Les policiers parviennent finalement à retrouver Abdoullakh Anzorov , une arme dans chaque main, et lui font plusieurs sommations. « On lui a dit : ‘au sol, au sol, jette ton arme’ des dizaines de fois, mais il refuse d’obtempérer », relate le policier. Le terroriste tire dans la direction des policiers. « J’ai eu la peur de ma vie. On avait juste un gilet pare-balles qui nous couvre le thorax et des portes de voiture, autant dire rien du tout. On s’est mis à l’abri comme on pouvait. On a réitéré nos sommations de se mettre au sol et de se coucher. Il a couru vers nous avec son arme. Je me suis demandé ce qu’on allait faire pour l’arrêter », continue Jérôme.
« Impacté une fois dans sa course », Abdoullakh Anzorov tombe au sol, mais garde son couteau dans la main. Jérôme s’approche de lui, et lui donne des coups de pieds dans le bras pour tenter de le désarmer. Malgré cela, le terroriste « se relève » et tente de lui porter un coup de couteau. Le terroriste est finalement neutralisé.
« Il y a un petit garçon qui a perdu son papa »
Depuis ce drame, aucun des trois policiers n’a pu reprendre une vie normale. Cécile n’a pas repris le travail et elle doit revoir les psychiatres. Avec sa famille, elle a déménagé. « On est parti vivre à la campagne. La maison est sous caméra. J’ai failli mettre fin à ma vie plusieurs fois.
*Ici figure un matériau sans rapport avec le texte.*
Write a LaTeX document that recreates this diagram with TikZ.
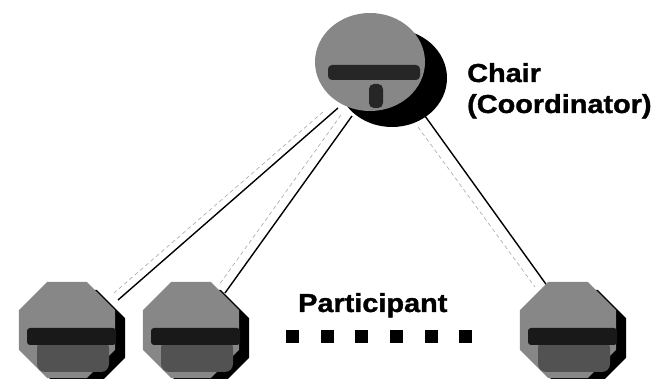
\documentclass[tikz,border=0pt]{standalone}
\usepackage{fontspec}
\setmainfont{Liberation Sans}[BoldFeatures={FakeBold=1.2}]
\usetikzlibrary{shapes.geometric}
\begin{document}
\begin{tikzpicture}[x=1pt,y=-1pt,
  octo/.style={regular polygon, regular polygon sides=8, minimum size=104pt, inner sep=0pt, draw=none},
  disc/.style={ellipse, minimum width=110pt, minimum height=98pt, inner sep=0pt, draw=none},
  link/.style={line width=1.4pt, black},
  ghost/.style={line width=0.6pt, black!35, dash pattern=on 4pt off 3pt},
  lbl/.style={font=\fontsize{26}{31}\selectfont\bfseries, inner sep=0pt, anchor=base west},
  sq/.style={rectangle, fill=black, minimum size=13pt, inner sep=0pt, draw=none},
  stip/.style={fill=black!47},
  blot/.style={fill=black, rounded corners=3pt}]
\useasboundingbox (0,0) rectangle (667,379);

% connector end points
\coordinate (a1) at (338,108); \coordinate (b1) at (118,300);
\coordinate (a2) at (352,116); \coordinate (b2) at (225,293);
\coordinate (a3) at (425,116); \coordinate (b3) at (548,287);
\coordinate (g1) at (323,112); \coordinate (h1) at (114,293);
\coordinate (g2) at (341,115); \coordinate (h2) at (219,285);
\coordinate (g3) at (418,127); \coordinate (h3) at (535,287);

\draw[ghost] (g1) -- (h1);
\draw[ghost] (g2) -- (h2);
\draw[ghost] (g3) -- (h3);
\draw[link] (a1) -- (b1);
\draw[link] (a2) -- (b2);
\draw[link] (a3) -- (b3);

% chair
\node[disc, fill=black] (chairshadow) at (392,78) {};
\node[disc, stip] (chair) at (370,62) {};
\fill[black!85, rounded corners=4pt] (328,65) rectangle (420,80);
\fill[black!85, rounded corners=5pt] (369,84) rectangle (383,108);

% participants
\foreach \n/\cx in {p1/67, p2/191, p3/568}{
  \node[octo, fill=black] (\n s) at (\cx+10,338) {};
  \node[octo, stip] (\n) at (\cx,330) {};
  \fill[black!68, rounded corners=8pt] (\cx-30,340) rectangle (\cx+42,372);
  \fill[black!90, rounded corners=3pt] (\cx-40,328) rectangle (\cx+49,345);
}

% labels
\node[lbl] (chairlbl) at (467,82) {\scalebox{1.11}[1]{Chair}};
\node[lbl] (coordlbl) at (467,113) {\scalebox{1.11}[1]{(Coordinator)}};
\node[lbl] (partlbl) at (298,312) {\scalebox{1.11}[1]{Participant}};

\foreach \i/\x in {1/292,2/327,3/361,4/396,5/431,6/465}{
  \node[sq] (d\i) at (\x,337) {};
}
\end{tikzpicture}
\end{document}
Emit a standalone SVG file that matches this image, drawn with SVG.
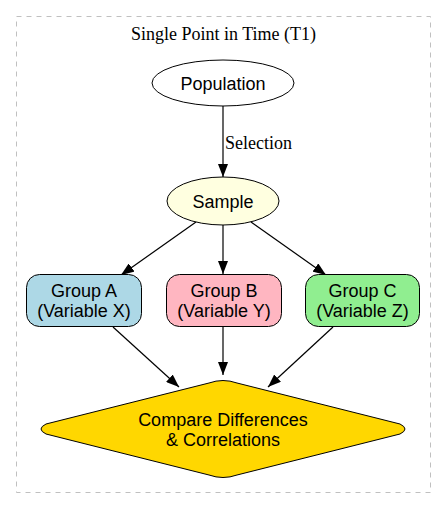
<svg xmlns="http://www.w3.org/2000/svg" width="447" height="509" viewBox="0 0 447 509">
<style>
.n{font-family:"Liberation Sans",Arial,sans-serif;font-size:18px;text-anchor:middle;fill:#000}
.s{font-family:"Liberation Serif","Times New Roman",serif;font-size:18px;fill:#000}
.e{stroke:#000;stroke-width:1.2;fill:none}
.b{stroke:#000;stroke-width:1}
</style>
<defs>
<marker id="ah" markerWidth="13" markerHeight="10" refX="13" refY="5" orient="auto" markerUnits="userSpaceOnUse">
<path d="M0,0 L13,5 L0,10 Z" fill="#000"/>
</marker>
</defs>
<rect width="447" height="509" fill="#fff"/>
<g id="cluster">
<rect x="16.5" y="16.5" width="414" height="476" fill="none" stroke="#c0c0c0" stroke-dasharray="5,5"/>
<text class="s" x="223.5" y="40" text-anchor="middle">Single Point in Time (T1)</text>
</g>
<g id="edges">
<line class="e" x1="223" y1="106" x2="223" y2="177" marker-end="url(#ah)"/>
<text class="s" x="225" y="149">Selection</text>
<line class="e" x1="196" y1="222" x2="121" y2="275" marker-end="url(#ah)"/>
<line class="e" x1="223" y1="225" x2="223" y2="274" marker-end="url(#ah)"/>
<line class="e" x1="251" y1="222" x2="326" y2="275" marker-end="url(#ah)"/>
<line class="e" x1="113" y1="327" x2="179" y2="387" marker-end="url(#ah)"/>
<line class="e" x1="223" y1="327" x2="223" y2="375" marker-end="url(#ah)"/>
<line class="e" x1="333" y1="327" x2="268" y2="387" marker-end="url(#ah)"/>
</g>
<g id="population">
<ellipse class="b" cx="223" cy="83" rx="71" ry="23" fill="#fff"/>
<text class="n" x="223" y="89.5">Population</text>
</g>
<g id="sample">
<ellipse class="b" cx="223" cy="201" rx="56" ry="24" fill="#ffffe0"/>
<text class="n" x="223" y="207.5">Sample</text>
</g>
<g id="groupA">
<rect class="b" x="26.5" y="274.5" width="115" height="52" rx="13" fill="#add8e6"/>
<text class="n" x="84" y="297">Group A</text>
<text class="n" x="84" y="317">(Variable X)</text>
</g>
<g id="groupB">
<rect class="b" x="166.5" y="274.5" width="115" height="52" rx="13" fill="#ffb6c1"/>
<text class="n" x="224" y="297">Group B</text>
<text class="n" x="224" y="317">(Variable Y)</text>
</g>
<g id="groupC">
<rect class="b" x="305.5" y="274.5" width="114" height="52" rx="13" fill="#90ee90"/>
<text class="n" x="362.5" y="297">Group C</text>
<text class="n" x="362.5" y="317">(Variable Z)</text>
</g>
<g id="compare">
<path class="b" fill="#ffd700" d="M209,383 Q223,378 237,383 L400,424 Q410,429 400,434 L237,475 Q223,480 209,475 L46,434 Q36,429 46,424 Z"/>
<text class="n" x="223" y="426">Compare Differences</text>
<text class="n" x="223" y="446">&amp; Correlations</text>
</g>
</svg>
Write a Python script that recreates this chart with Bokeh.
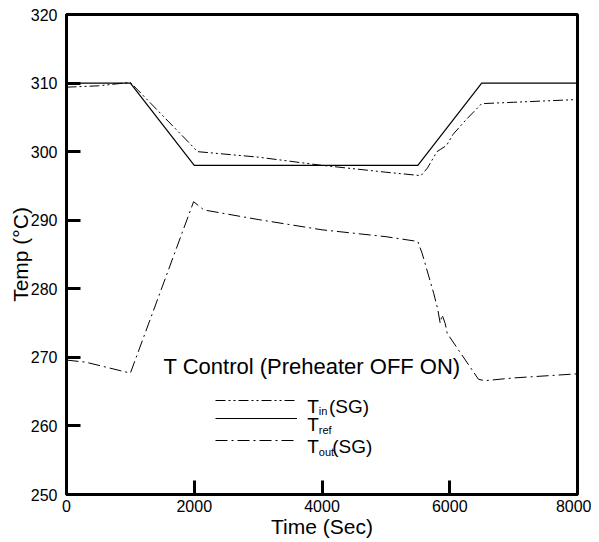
from bokeh.plotting import figure
from bokeh.models import Range1d, FixedTicker, Label, Legend, LegendItem
from bokeh.core.properties import value
from bokeh.embed import file_html
from bokeh.resources import INLINE

# ---- data ----
time_ref = [0, 1000, 2000, 5500, 6500, 8000]
temp_ref = [310.0, 310.0, 298.0, 298.0, 310.0, 310.0]

time_in = [0, 500, 1000, 1950, 2050, 3000, 4000, 5000, 5550, 5650, 5800, 5850,
           5950, 6050, 6250, 6500, 7000, 8000]
temp_in = [309.4, 309.6, 310.1, 301.0, 300.0, 299.2, 298.0, 297.0, 296.5, 297.6,
           300.0, 300.3, 300.9, 302.5, 304.6, 307.0, 307.2, 307.6]

time_out = [0, 300, 1000, 1990, 2150, 3000, 4000, 5000, 5500, 5570, 5750, 5810,
            5850, 5880, 5930, 5960, 6450, 6550, 7000, 8000]
temp_out = [269.6, 269.3, 267.7, 292.7, 291.5, 290.1, 288.6, 287.6, 286.9, 285.1,
            279.3, 277.1, 275.0, 276.2, 274.9, 273.5, 266.8, 266.6, 267.0, 267.6]

x_ticks = [0, 2000, 4000, 6000, 8000]
y_ticks = [250, 260, 270, 280, 290, 300, 310, 320]

FONT = "Liberation Sans"

p = figure(width=591, height=540, x_range=Range1d(0, 8000), y_range=Range1d(250, 320),
           output_backend="svg", toolbar_location=None,
           min_border_left=66, min_border_right=14, min_border_top=14, min_border_bottom=46)

p.xgrid.visible = False
p.ygrid.visible = False
p.outline_line_color = "black"
p.outline_line_width = 3
p.outline_line_alpha = 1.0
p.background_fill_color = "white"
p.border_fill_color = "white"

for ax in (p.xaxis[0], p.yaxis[0]):
    ax.axis_line_width = 3
    ax.major_tick_line_width = 3
    ax.major_tick_in = 14
    ax.major_tick_out = 0
    ax.minor_tick_line_color = None
    ax.major_label_text_font = FONT
    ax.major_label_text_font_size = "16px"
    ax.major_label_text_color = "black"
    ax.axis_label_text_font = FONT
    ax.axis_label_text_font_size = "21px"
    ax.axis_label_text_font_style = "normal"
    ax.axis_label_text_color = "black"

p.xaxis.ticker = FixedTicker(ticks=x_ticks)
p.yaxis.ticker = FixedTicker(ticks=y_ticks)
p.xaxis.axis_label = "Time (Sec)"
p.yaxis.axis_label = "Temp (°C)"
p.xaxis.major_label_standoff = 5
p.xaxis.axis_label_standoff = 0
p.yaxis.major_label_standoff = 9
p.yaxis.axis_label_standoff = -4

r_in = p.line(time_in, temp_in, line_color="black", line_width=1, line_dash="10 3 2 3 2 3")
r_ref = p.line(time_ref, temp_ref, line_color="black", line_width=1.2)
r_out = p.line(time_out, temp_out, line_color="black", line_width=1, line_dash="12 4 2 4")

for r, vy in ((r_in, 89), (r_ref, 71), (r_out, 49)):
    lg = Legend(items=[LegendItem(label=value(" "), renderers=[r])], location=(149, vy),
                glyph_width=82, glyph_height=10, label_height=10, label_width=0,
                label_standoff=0, label_text_font_size="1px", padding=0, margin=0,
                spacing=0, border_line_color=None, background_fill_alpha=0)
    p.add_layout(lg)

def lab(x, y, text, size):
    p.add_layout(Label(x=x, y=y, text=text, text_font=FONT, text_font_size=size,
                       text_color="black", text_baseline="alphabetic", text_align="left"))

lab(1519, 268.67, "T Control (Preheater OFF ON)", "22px")
lab(3768, 262.88, "T", "19px")
lab(3950, 262.15, "in", "11px")
lab(4110, 262.88, "(SG)", "19px")
lab(3768, 260.21, "T", "19px")
lab(3950, 259.44, "ref", "11px")
lab(3768, 257.0, "T", "19px")
lab(3950, 256.27, "out", "11px")
lab(4160, 257.0, "(SG)", "19px")

open("out.html", "w").write(file_html(p, INLINE))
Il fallait que cet envahissement… Il fallait que ça s’arrête. Mes enfants et mon mari m’ont empêché de passer à l’acte. Heureusement que mes enfants étaient là, sinon, je ne serais plus là aujourd’hui », confie-t-elle.
Cédric a repris le travail peu après l’attentat, mais a fait un malaise et a de nouveau été en arrêt. Il est aujourd’hui en mi-temps thérapeutique et n’exerce plus sur la voirie.
Jérôme a, lui aussi, repris rapidement le travail, mais a changé de commissariat suite à une « ambiance exécrable et des problèmes graves avec la hiérarchie ». Aujourd’hui, il ne va « pas terrible ». « Je vois toujours cette arrivée rue du Buisson Moineau, sur ce corps, sur cette tête. Même si on avait été appelé, on ne savait pas du tout sur quoi on arrivait réellement. La surprise était totale », souligne le policier.
Comme Cécile et Cédric, il est « incapable » d’associer le visage ce jour-là à la photo de Samuel Paty que tout le monde connaît. Cédric, quant à lui, ne cache pas son sentiment de culpabilité. « Pourquoi vous sentez-vous coupable ? », lui demande son avocate, Pauline Ragot. « On n’a pas pu le sauver, tout simplement. Il y a un petit garçon qui a perdu son papa », répond le policier en pleurs.